Salmon v. Bradshaw

RENTTO and HOMEYER, Judges (dissenting).

Plaintiffs brought this action for a declaration of their rights under an easement granting right of ingress and egress and to *509enjoin the defendants from interfering with their use of such easement. The majority has now determined from the written instrument itself that the easement covers the whole area of a so-called "narrow appendage" which actually is a tract of land with a 40 foot frontage on Kiwanis Avenue and a depth of 140 foot plus into Lot 10 with trees, shrubs, flowers and lawn situated on a major portion thereof. It holds that the dominant tenement has the right to use the first and the last inch of that whole area for purposes of ingress and egress to Lot 2. We do not believe this conclusion is supported by the instrument, by the law, or by any reasonable construction of the record before us.

The majority starts from the premise that "both parties agree the easement granted to plaintiffs is clear, definite and unambiguous in its terms and provisions and it is unnecessary to resort to extrinsic facts or circumstances to determine its meaning". This is an incorrect analysis of defendants' position and is not supported by the record or by the briefs. Neither was it the view of the trial court.

An examination of the record and a reading of the briefs reveals that defendants acknowledged that the instrument granted to plaintiffs a right-of-way over the "appendage" for ingress and egress to Lot 2 and to that extent it was clear, definite and unambiguous. However, defendants have never conceded that precise location of such easement and the width and length thereof was definite and certain and ascertainable from the instrument itself without resort to extrinsic evidence. The majority's holding is in accord with plaintiffs' contentions, but it certainly does not correspond with defendants' position in this litigation. For example, in defendants' brief they say "But plaintiffs and defendants took different positions with reference to this written easement" and then they summarize their respective positions. In such summarization defendants state "the parties (plaintiffs) had themselves over nine years before the starting of this suit put their own interpretation on this written instrument * * ¥" by constructing and using "the 16-foot wide *510concrete driveway at the point where they chose on the servient estate * * * as their 'access to Kiwanis Avenue from said Lot 2, Block 3'

Defendants' position is further manifested in Findings of Fact and Conclusions of Law they proposed:

Finding of Fact IV: ''The right to the passageway or right of way from Lot 2 across Lot 10 onto Kiwanis Avenue is definite in the easement, but the particular location of that passageway or right of way is not fixed or described in the easement itself."
Conclusion of Law V: "With the execution of the easement instrument of April 2, 1956, the only thing which remained indefinite and uncertain was the specific location of the right of way across the servient estate."

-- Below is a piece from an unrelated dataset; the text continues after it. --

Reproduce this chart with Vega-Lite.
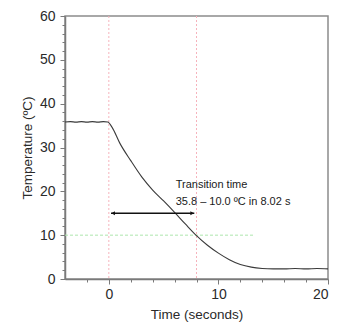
{
  "$schema": "https://vega.github.io/schema/vega-lite/v6.json",
  "width": 263,
  "height": 263,
  "autosize": "none",
  "padding": {"left": 65, "top": 16, "right": 13, "bottom": 53},
  "config": {
    "view": {"stroke": "#8c8c8c", "strokeWidth": 1.5},
    "font": "Liberation Sans",
    "axis": {
      "grid": false,
      "domainColor": "#7a7a7a",
      "domainWidth": 1.5,
      "tickColor": "#7a7a7a",
      "tickWidth": 1,
      "tickSize": 5,
      "labelFont": "Liberation Sans",
      "labelFontSize": 14,
      "labelColor": "#2a2a2a",
      "titleFont": "Liberation Sans",
      "titleFontSize": 13.5,
      "titleFontWeight": "normal",
      "titleColor": "#2a2a2a",
      "labelOverlap": false
    }
  },
  "resolve": {"axis": {"x": "independent", "y": "independent"}},
  "datasets": {
    "curve": [
      {"time": -4, "temp": 35.8}, {"time": -3.5, "temp": 35.9}, {"time": -3, "temp": 35.8},
      {"time": -2.5, "temp": 35.9}, {"time": -2, "temp": 35.8}, {"time": -1.5, "temp": 35.9},
      {"time": -1, "temp": 35.8}, {"time": -0.5, "temp": 35.9}, {"time": -0.1, "temp": 35.8},
      {"time": 0.3, "temp": 34.6}, {"time": 1, "temp": 31.0}, {"time": 2, "temp": 27.0},
      {"time": 3, "temp": 23.3}, {"time": 4, "temp": 20.3}, {"time": 5, "temp": 17.8},
      {"time": 6, "temp": 15.2}, {"time": 7, "temp": 12.5}, {"time": 8, "temp": 9.9},
      {"time": 9, "temp": 7.7}, {"time": 10, "temp": 5.9}, {"time": 11, "temp": 4.4},
      {"time": 12, "temp": 3.3}, {"time": 13, "temp": 2.7}, {"time": 14, "temp": 2.4},
      {"time": 15, "temp": 2.3}, {"time": 16, "temp": 2.3}, {"time": 17, "temp": 2.4},
      {"time": 18, "temp": 2.3}, {"time": 19, "temp": 2.4}, {"time": 20, "temp": 2.3}
    ],
    "vlines": [{"time": 0}, {"time": 8}],
    "hline": [{"t0": -4, "t1": 13.2, "temp": 10}],
    "arrow": [{"t0": 0.2, "t1": 7.8, "temp": 15}],
    "heads": [{"time": 0.4, "temp": 15, "end": "start"}, {"time": 7.6, "temp": 15, "end": "end"}],
    "notes": [
      {"time": 6.1, "temp": 20.8, "label": "Transition time"},
      {"time": 6.1, "temp": 16.9, "label": "35.8 – 10.0 ºC in 8.02 s"}
    ]
  },
  "encoding": {
    "x": {
      "type": "quantitative",
      "scale": {"domain": [-4, 20], "nice": false, "zero": false},
      "axis": null
    },
    "y": {
      "type": "quantitative",
      "scale": {"domain": [0, 60], "nice": false},
      "axis": null
    }
  },
  "layer": [
    {
      "data": {"name": "vlines"},
      "mark": {"type": "rule", "color": "#f6b3bc", "strokeDash": [2, 2], "strokeWidth": 1},
      "encoding": {
        "x": {"field": "time", "type": "quantitative", "title": null,
          "axis": {"orient": "bottom", "values": [-2, 2, 4, 6, 8, 12, 14, 16, 18], "labels": false, "domain": false, "tickSize": 3, "title": null}}
      }
    },
    {
      "data": {"name": "hline"},
      "mark": {"type": "rule", "color": "#ade6ad", "strokeDash": [3, 2], "strokeWidth": 1},
      "encoding": {
        "x": {"field": "t0", "type": "quantitative"},
        "x2": {"field": "t1"},
        "y": {"field": "temp", "type": "quantitative", "title": null,
          "axis": {"orient": "left", "values": [2, 4, 6, 8, 12, 14, 16, 18, 22, 24, 26, 28, 32, 34, 36, 38, 42, 44, 46, 48, 52, 54, 56, 58], "labels": false, "domain": false, "tickSize": 3, "title": null}}
      }
    },
    {
      "data": {"name": "curve"},
      "mark": {"type": "line", "color": "#3a3a3a", "strokeWidth": 1.1, "interpolate": "monotone"},
      "encoding": {
        "x": {"field": "time", "type": "quantitative",
          "axis": {"orient": "bottom", "title": "Time (seconds)", "values": [0, 10, 20], "labelPadding": 3, "titlePadding": 6}},
        "y": {"field": "temp", "type": "quantitative",
          "axis": {"orient": "left", "title": "Temperature (ºC)", "values": [0, 10, 20, 30, 40, 50, 60], "labelPadding": 5, "titlePadding": 5}}
      }
    },
    {
      "data": {"name": "arrow"},
      "mark": {"type": "rule", "color": "#111111", "strokeWidth": 1.3},
      "encoding": {
        "x": {"field": "t0", "type": "quantitative"},
        "x2": {"field": "t1"},
        "y": {"field": "temp", "type": "quantitative"}
      }
    },
    {
      "data": {"name": "heads"},
      "mark": {"type": "point", "filled": true, "color": "#111111", "size": 16, "opacity": 1},
      "encoding": {
        "x": {"field": "time", "type": "quantitative"},
        "y": {"field": "temp", "type": "quantitative"},
        "shape": {"field": "end", "type": "nominal", "scale": {"domain": ["start", "end"], "range": ["triangle-left", "triangle-right"]}, "legend": null}
      }
    },
    {
      "data": {"name": "notes"},
      "mark": {"type": "text", "align": "left", "baseline": "alphabetic", "font": "Liberation Sans", "fontSize": 11, "color": "#1a1a1a"},
      "encoding": {
        "x": {"field": "time", "type": "quantitative"},
        "y": {"field": "temp", "type": "quantitative"},
        "text": {"field": "label"}
      }
    }
  ]
}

In our opinion, the written instrument does nothing more than fix the general location of the easement area. Such being the case the authorities we have been able to find without exception hold that "a grant or reservation of a right of way 'over' a particular area, strip or parcel of ground is not to be construed as providing for a way as broad as the ground referred to." 25 Am.Jur.2d, Easements and Licenses, § 78, p. 485. 28 C.J.S. Easements § 79: "Where an easement in land is granted in general terms, without giving definite location and description to it, so that the part of the land over which the right is to be exercised cannot be definitely ascertained, the grantee does not thereby acquire a right to use the servient estate without limitation as to the place or mode in which the easement is to be enjoyed." To the same effect is a statement from Thompson on Real Property, Vol. 2, 1961 Replacement § 387. Cases in support are found in Annot., 28 A.L.R.2d, § 7, p. 265. See also, Hyland v. Fonda, 44 N.J.Super. 180, 129 A.2d 899.

Since material facts essential to a proper disposition of this case are in dispute and appear not to have been fully developed, in our opinion summary judgment should not have been granted.